Still, it’s a tad inconvenient to try and eat vegetarian consistently. Buying meals somewhere means your options are slashed drastically. Cooking at home, it’s also a challenge to come up with a variety of meal-like items when you’re not used to vegetarian life.
The appeal of meat does get reduced, though, if you can stick with it long enough. What we really need are more options like this that bridge the gap. I dig the Beyond burger and it’s the only reason I’ve gone to a Carl’s Jr. in my life probably. I haven’t tried the Impossible burger but I am eagerly awaiting BK to roll it out nationwide. People generally say they’d believe the Beyond Burger was an exotic meat if they were told so. Even if it’s not a perfect imitation it’s close enough to fill the role of meat like no substitute has before.
Also it’s not “health food”. Can you imagine how much frustration there has been from vegetarians over the years when the only thing they can order at restaurants is the healthy option?
I’ve been playing racquetball a decent amount lately. I’d actually play it more often if it were convenient to, it’s been pretty fun.

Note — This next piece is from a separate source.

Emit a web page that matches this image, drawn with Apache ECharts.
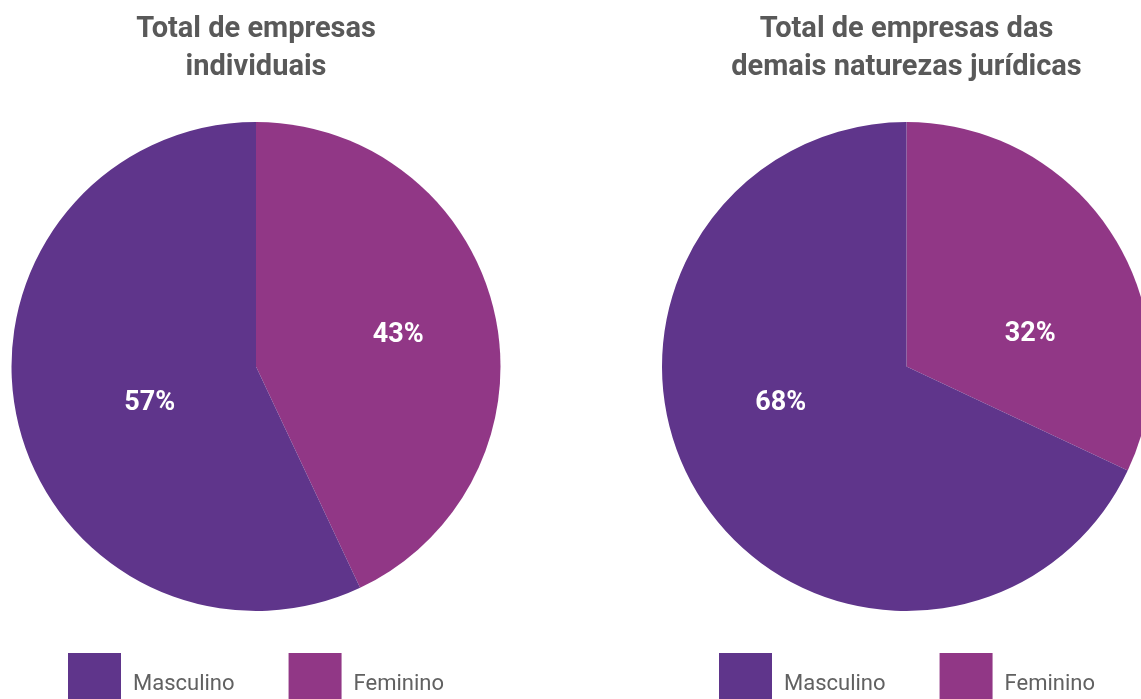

I’ve also been tearing through some paperbacks I got from a used book store a couple weeks back. Right now I’m on this odd illustrated novel by Frank Herbert: Direct Descent. Every couple pages it has a full page illustration and it is very 80s. I’m not far in yet, so remains to be seen if it’s any good or not.
I’ve also been watching Chernobyl on the tail end of our GoT-mandated HBO online subscription and I’m hooked.
Ok, so the other night I finished The Gray Prince by Jack Vance and have to vent my frustrations with it. The premise of the story is you have a planet colonized by humans ages ago, then more sophisticated, advanced humans conquer some of those “native” humans and establish a semi-legal domain over their lands and people. The whole thing is very much a stand in for colonialism and especially the status of Native Americans and whether they should have the right to regain their seized lands.
Through most of the novel, the narrative seems to approach this with nuance and faults that affect both sides of the debate. On the onset it seems like you are getting into a situation with many shades of gray nopunintended. However, quite steeply in the later part of the book, Vance goes through great lengths to strip the scenario of any nuance and paint the ruling “land barons” as unequivocally right. Really, looking back the whole book was a fraud. It never intended to handle this topic with any complexity, but sneakily wanted to make a might-is-right wet dream scenario. The land barons only look racist, but actually they’re wholly 110% benevolent and actually understand and respect the native cultures far better than the naive and idealistic liberal urbanites. And the natives unconquered by the barons are savage and unredeemable whereas the same people under the land barons are civilized and happy. ... ugh. The narrative itself was enthralling enough but the substance was grotesque and left me with a betrayed feeling upon finishing it.
NPR has been having a series in the mornings where they look into stories of elderly being targeted by financial scams. Even with no signs of dementia, people get more susceptible to these scams as they age and lose their ability to discern trustworthiness.
Not related, but my SO and I were walking by the bust stop one day and a guy came up and said he needed some particular small amount to make the bus. My immediate suspicion was that the story was bunk, but my SO had already given him the few bucks he supposedly needed for the trip. We weren’t even out of earshot before he was asking someone else for the change he just received.